_Work to complete_:
Repeat every record exactly, but keep images out of the copy.

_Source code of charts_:

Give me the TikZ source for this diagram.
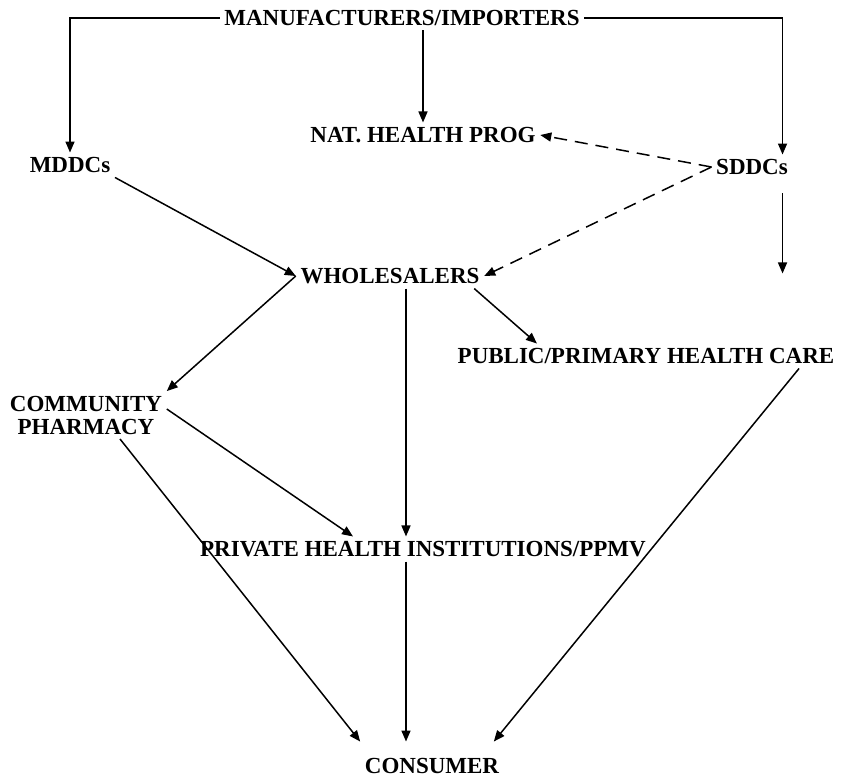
\documentclass[tikz,border=0pt]{standalone}
\usepackage{fontspec}
\setmainfont{Liberation Serif}
\usepackage{tikz}
\usetikzlibrary{arrows.meta}

\begin{document}
\begin{tikzpicture}[x=0.5pt,y=-0.5pt,>={Triangle[length=5.5pt,width=4.5pt]},line width=0.75pt]
\tikzstyle{every node}+=[inner sep=2pt,font=\bfseries\fontsize{11.5}{11.5}\selectfont]
\useasboundingbox (0,0) rectangle (842,778);
\node (manu) at (402,18) {MANUFACTURERS/IMPORTERS};
\node (nhp) at (423,135) {NAT. HEALTH PROG};
\node (mddc) at (70,165) {MDDCs};
\node (sddc) at (752,167) {SDDCs};
\node (whole) at (390,276) {WHOLESALERS};
\node (phc) at (646,356) {PUBLIC/PRIMARY HEALTH CARE};
\node [align=center] (comm) at (86,415) {COMMUNITY\\PHARMACY};
\node (priv) at (423,549) {PRIVATE HEALTH INSTITUTIONS/PPMV};
\node [inner ysep=8pt] (cons) at (432,766) {CONSUMER};
\coordinate (sdown) at ([xshift=-5pt,yshift=-47pt]sddc.south east);
% from the manufacturers
\draw [->] (manu.west) -| (mddc.north);
\draw [->] (manu.east) -| ([xshift=-5pt]sddc.north east);
\draw [->] (manu.south -| nhp.north) -- (nhp.north);
% distribution centres
\draw [->,dash pattern=on 6.5pt off 4pt] (sddc.west) -- (nhp.east);
\draw [->,dash pattern=on 6.5pt off 4pt] (sddc.west) -- (whole.east);
\draw [->] ([xshift=-5pt,yshift=-7pt]sddc.south east) -- (sdown);
\draw [->] (mddc.south east) -- (whole.west);
% wholesalers
\draw [->] (whole.west) -- (comm.north east);
\draw [->] ([xshift=-5pt]whole.south east) -- ([xshift=42pt]phc.north west);
\draw [->] ([xshift=8pt]whole.south) -- ([xshift=8pt]whole.south |- priv.north);
% to the consumer
\draw [->] ([yshift=3pt]comm.east) -- ([xshift=-35pt]priv.north);
\draw [->] ([xshift=17pt]comm.south) -- (cons.north west);
\draw [->] ([xshift=8pt]whole.south |- priv.south) -- ([xshift=8pt]whole.south |- cons.north);
\draw [->] ([xshift=-20pt]phc.south east) -- ([xshift=-5pt]cons.north east);
\end{tikzpicture}
\end{document}
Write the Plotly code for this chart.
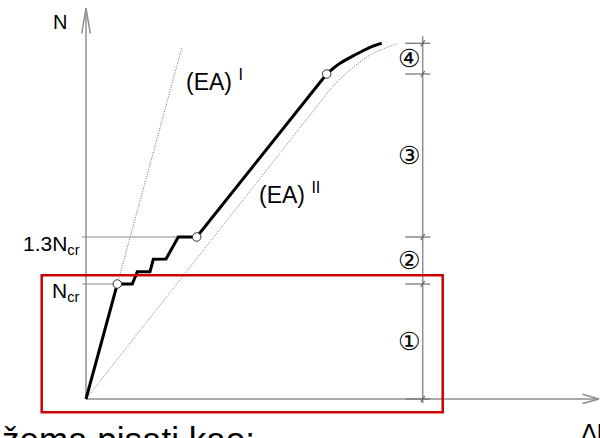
import plotly.graph_objects as go

# ---- data (schematic units: 1 unit = 10 px of the reference) ----
# bold N–Δl response curve (elastic line, buckling steps, linear branch)
curve_dl = [0.0, 3.13, 4.63, 5.13, 6.40, 6.73, 8.00, 9.23, 11.07, 24.07]
curve_N = [0.0, 11.5, 11.5, 12.73, 12.73, 13.97, 14.00, 16.2, 16.2, 32.5]
# bold curved end (plastification)
top_dl = [24.07, 25.40, 27.07, 28.40, 29.57]
top_N = [32.5, 33.57, 34.50, 35.17, 35.57]
# marked points
pts_dl = [3.13, 11.07, 24.07]
pts_N = [11.5, 16.2, 32.5]
# stiffness (EA)^I dotted line
ea1_dl = [0.0, 9.57]
ea1_N = [0.0, 35.07]
# stiffness (EA)^II dotted curve
ea2_dl = [0.0, 23.07, 24.73, 26.40, 28.40, 31.23]
ea2_N = [0.0, 29.23, 31.30, 32.90, 34.40, 35.57]
# load levels
N_cr = 11.5
N_13cr = 16.2
level_labels = ["N<sub>cr</sub>", "1.3N<sub>cr</sub>"]
# dimension chain on the right
dim_x = 33.67
dim_levels = [0.0, 11.5, 16.2, 32.5, 35.57]
dim_labels = ["①", "②", "③", "④"]
# axes extents
x_axis_end = 51.3
y_axis_end = 39.07
# highlight box
box_dl = [-4.43, 35.67]
box_N = [-1.33, 12.37]

GRAY = "#8f8f8f"
FONT = "Liberation Sans, Arial, sans-serif"

fig = go.Figure()

def line(x, y, color=GRAY, width=1.5, dash="solid", shape="linear"):
    fig.add_trace(go.Scatter(x=x, y=y, mode="lines", hoverinfo="skip",
                             line=dict(color=color, width=width, dash=dash, shape=shape),
                             showlegend=False))

# axes
line([0, x_axis_end], [0, 0])
line([0, 0], [0, y_axis_end])
line([x_axis_end - 1.65, x_axis_end, x_axis_end - 1.65], [0.48, 0, -0.45])
line([-0.43, 0, 0.43], [y_axis_end - 2.5, y_axis_end, y_axis_end - 2.5])

# dimension chain
line([dim_x, dim_x], [-0.43, dim_levels[-1] + 0.7])
for lv in dim_levels:
    line([dim_x - 1.75, dim_x + 0.75], [lv, lv], color="#777777", width=1.3)
    line([dim_x - 0.2, dim_x + 0.2], [lv - 0.3, lv + 0.3], color="#666666", width=1.3)

# level guide lines
line([-0.4, pts_dl[0]], [N_cr, N_cr], color="#8a8a8a", width=1.2)
line([-0.4, pts_dl[1]], [N_13cr, N_13cr], color="#8a8a8a", width=1.2)

# stiffness lines
line(ea1_dl, ea1_N, color="#666666", width=1, dash="1px,1.5px")
line(ea2_dl, ea2_N, color="#666666", width=1, dash="1px,1.5px", shape="spline")

# response curve
line(curve_dl, curve_N, color="black", width=3)
line(top_dl, top_N, color="black", width=3, shape="spline")
fig.add_trace(go.Scatter(x=pts_dl, y=pts_N, mode="markers", hoverinfo="skip", showlegend=False,
                         marker=dict(size=8.5, color="white", line=dict(color="#333333", width=1))))

# highlight box
fig.add_shape(type="rect", x0=box_dl[0], x1=box_dl[1], y0=box_N[0], y1=box_N[1],
              line=dict(color="#cc0000", width=2.5), fillcolor="rgba(0,0,0,0)")

ann = []
ann.append(dict(x=-2.6, y=37.73, text="N", font=dict(size=20)))
ann.append(dict(x=9.8, y=31.9, text="(EA) <sup>I</sup>", xanchor="left", font=dict(size=23)))
ann.append(dict(x=17.1, y=20.6, text="(EA) <sup>II</sup>", xanchor="left", font=dict(size=23)))
ann.append(dict(x=-0.4, y=N_13cr - 0.75, text=level_labels[1], xanchor="right", font=dict(size=21)))
ann.append(dict(x=-0.4, y=N_cr - 0.75, text=level_labels[0], xanchor="right", font=dict(size=21)))
for i, lab in enumerate(dim_labels):
    ann.append(dict(x=dim_x - 1.42, y=(dim_levels[i] + dim_levels[i + 1]) / 2, text=lab,
                    font=dict(size=25, family="DejaVu Sans")))
for a in ann:
    a.setdefault("xanchor", "center")
    a["yanchor"] = "middle"
    a["showarrow"] = False
    a["xref"] = "x"
    a["yref"] = "y"
    fig.add_annotation(**a)

# texts at the cut-off bottom edge
fig.add_annotation(x=-8.6, y=1 - 418 / 438, xref="x", yref="paper", text="žema pisati kao:",
                   xanchor="left", yanchor="top", showarrow=False, font=dict(size=35))
fig.add_annotation(x=49.3, y=1 - 417 / 438, xref="x", yref="paper", text="Δl",
                   xanchor="left", yanchor="top", showarrow=False, font=dict(size=24))

fig.update_layout(
    width=600, height=438, margin=dict(l=0, r=0, t=0, b=0),
    paper_bgcolor="white", plot_bgcolor="white",
    font=dict(family=FONT, color="black"),
    xaxis=dict(range=[-8.6, 51.4], visible=False, fixedrange=True),
    yaxis=dict(range=[-3.9, 39.9], visible=False, fixedrange=True),
)
fig.write_html("out.html", config={"displayModeBar": False},
               post_script="document.body.style.margin='0';document.body.style.overflow='hidden';")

_Correct result_:
Give me the TikZ source for this diagram.
\documentclass[tikz,border=0pt]{standalone}
\usepackage{fontspec}
\setmainfont{Liberation Serif}
\usepackage{tikz}
\usetikzlibrary{arrows.meta}

\begin{document}
\begin{tikzpicture}[x=0.5pt,y=-0.5pt,>={Triangle[length=5.5pt,width=4.5pt]},line width=0.75pt]
\tikzstyle{every node}+=[inner sep=2pt,font=\bfseries\fontsize{11.5}{11.5}\selectfont]
\useasboundingbox (0,0) rectangle (842,778);
\node (manu) at (402,18) {MANUFACTURERS/IMPORTERS};
\node (nhp) at (423,135) {NAT. HEALTH PROG};
\node (mddc) at (70,165) {MDDCs};
\node (sddc) at (752,167) {SDDCs};
\node (whole) at (390,276) {WHOLESALERS};
\node (phc) at (646,356) {PUBLIC/PRIMARY HEALTH CARE};
\node [align=center] (comm) at (86,415) {COMMUNITY\\PHARMACY};
\node (priv) at (423,549) {PRIVATE HEALTH INSTITUTIONS/PPMV};
\node [inner ysep=8pt] (cons) at (432,766) {CONSUMER};
\coordinate (sdown) at ([xshift=-5pt,yshift=-47pt]sddc.south east);
% from the manufacturers
\draw [->] (manu.west) -| (mddc.north);
\draw [->] (manu.east) -| ([xshift=-5pt]sddc.north east);
\draw [->] (manu.south -| nhp.north) -- (nhp.north);
% distribution centres
\draw [->,dash pattern=on 6.5pt off 4pt] (sddc.west) -- (nhp.east);
\draw [->,dash pattern=on 6.5pt off 4pt] (sddc.west) -- (whole.east);
\draw [->] ([xshift=-5pt,yshift=-7pt]sddc.south east) -- (sdown);
\draw [->] (mddc.south east) -- (whole.west);
% wholesalers
\draw [->] (whole.west) -- (comm.north east);
\draw [->] ([xshift=-5pt]whole.south east) -- ([xshift=42pt]phc.north west);
\draw [->] ([xshift=8pt]whole.south) -- ([xshift=8pt]whole.south |- priv.north);
% to the consumer
\draw [->] ([yshift=3pt]comm.east) -- ([xshift=-35pt]priv.north);
\draw [->] ([xshift=17pt]comm.south) -- (cons.north west);
\draw [->] ([xshift=8pt]whole.south |- priv.south) -- ([xshift=8pt]whole.south |- cons.north);
\draw [->] ([xshift=-20pt]phc.south east) -- ([xshift=-5pt]cons.north east);
\end{tikzpicture}
\end{document}
Write the Plotly code for this chart.
import plotly.graph_objects as go

# ---- data (schematic units: 1 unit = 10 px of the reference) ----
# bold N–Δl response curve (elastic line, buckling steps, linear branch)
curve_dl = [0.0, 3.13, 4.63, 5.13, 6.40, 6.73, 8.00, 9.23, 11.07, 24.07]
curve_N = [0.0, 11.5, 11.5, 12.73, 12.73, 13.97, 14.00, 16.2, 16.2, 32.5]
# bold curved end (plastification)
top_dl = [24.07, 25.40, 27.07, 28.40, 29.57]
top_N = [32.5, 33.57, 34.50, 35.17, 35.57]
# marked points
pts_dl = [3.13, 11.07, 24.07]
pts_N = [11.5, 16.2, 32.5]
# stiffness (EA)^I dotted line
ea1_dl = [0.0, 9.57]
ea1_N = [0.0, 35.07]
# stiffness (EA)^II dotted curve
ea2_dl = [0.0, 23.07, 24.73, 26.40, 28.40, 31.23]
ea2_N = [0.0, 29.23, 31.30, 32.90, 34.40, 35.57]
# load levels
N_cr = 11.5
N_13cr = 16.2
level_labels = ["N<sub>cr</sub>", "1.3N<sub>cr</sub>"]
# dimension chain on the right
dim_x = 33.67
dim_levels = [0.0, 11.5, 16.2, 32.5, 35.57]
dim_labels = ["①", "②", "③", "④"]
# axes extents
x_axis_end = 51.3
y_axis_end = 39.07
# highlight box
box_dl = [-4.43, 35.67]
box_N = [-1.33, 12.37]

GRAY = "#8f8f8f"
FONT = "Liberation Sans, Arial, sans-serif"

fig = go.Figure()

def line(x, y, color=GRAY, width=1.5, dash="solid", shape="linear"):
    fig.add_trace(go.Scatter(x=x, y=y, mode="lines", hoverinfo="skip",
                             line=dict(color=color, width=width, dash=dash, shape=shape),
                             showlegend=False))

# axes
line([0, x_axis_end], [0, 0])
line([0, 0], [0, y_axis_end])
line([x_axis_end - 1.65, x_axis_end, x_axis_end - 1.65], [0.48, 0, -0.45])
line([-0.43, 0, 0.43], [y_axis_end - 2.5, y_axis_end, y_axis_end - 2.5])

# dimension chain
line([dim_x, dim_x], [-0.43, dim_levels[-1] + 0.7])
for lv in dim_levels:
    line([dim_x - 1.75, dim_x + 0.75], [lv, lv], color="#777777", width=1.3)
    line([dim_x - 0.2, dim_x + 0.2], [lv - 0.3, lv + 0.3], color="#666666", width=1.3)

# level guide lines
line([-0.4, pts_dl[0]], [N_cr, N_cr], color="#8a8a8a", width=1.2)
line([-0.4, pts_dl[1]], [N_13cr, N_13cr], color="#8a8a8a", width=1.2)

# stiffness lines
line(ea1_dl, ea1_N, color="#666666", width=1, dash="1px,1.5px")
line(ea2_dl, ea2_N, color="#666666", width=1, dash="1px,1.5px", shape="spline")

# response curve
line(curve_dl, curve_N, color="black", width=3)
line(top_dl, top_N, color="black", width=3, shape="spline")
fig.add_trace(go.Scatter(x=pts_dl, y=pts_N, mode="markers", hoverinfo="skip", showlegend=False,
                         marker=dict(size=8.5, color="white", line=dict(color="#333333", width=1))))

# highlight box
fig.add_shape(type="rect", x0=box_dl[0], x1=box_dl[1], y0=box_N[0], y1=box_N[1],
              line=dict(color="#cc0000", width=2.5), fillcolor="rgba(0,0,0,0)")

ann = []
ann.append(dict(x=-2.6, y=37.73, text="N", font=dict(size=20)))
ann.append(dict(x=9.8, y=31.9, text="(EA) <sup>I</sup>", xanchor="left", font=dict(size=23)))
ann.append(dict(x=17.1, y=20.6, text="(EA) <sup>II</sup>", xanchor="left", font=dict(size=23)))
ann.append(dict(x=-0.4, y=N_13cr - 0.75, text=level_labels[1], xanchor="right", font=dict(size=21)))
ann.append(dict(x=-0.4, y=N_cr - 0.75, text=level_labels[0], xanchor="right", font=dict(size=21)))
for i, lab in enumerate(dim_labels):
    ann.append(dict(x=dim_x - 1.42, y=(dim_levels[i] + dim_levels[i + 1]) / 2, text=lab,
                    font=dict(size=25, family="DejaVu Sans")))
for a in ann:
    a.setdefault("xanchor", "center")
    a["yanchor"] = "middle"
    a["showarrow"] = False
    a["xref"] = "x"
    a["yref"] = "y"
    fig.add_annotation(**a)

# texts at the cut-off bottom edge
fig.add_annotation(x=-8.6, y=1 - 418 / 438, xref="x", yref="paper", text="žema pisati kao:",
                   xanchor="left", yanchor="top", showarrow=False, font=dict(size=35))
fig.add_annotation(x=49.3, y=1 - 417 / 438, xref="x", yref="paper", text="Δl",
                   xanchor="left", yanchor="top", showarrow=False, font=dict(size=24))

fig.update_layout(
    width=600, height=438, margin=dict(l=0, r=0, t=0, b=0),
    paper_bgcolor="white", plot_bgcolor="white",
    font=dict(family=FONT, color="black"),
    xaxis=dict(range=[-8.6, 51.4], visible=False, fixedrange=True),
    yaxis=dict(range=[-3.9, 39.9], visible=False, fixedrange=True),
)
fig.write_html("out.html", config={"displayModeBar": False},
               post_script="document.body.style.margin='0';document.body.style.overflow='hidden';")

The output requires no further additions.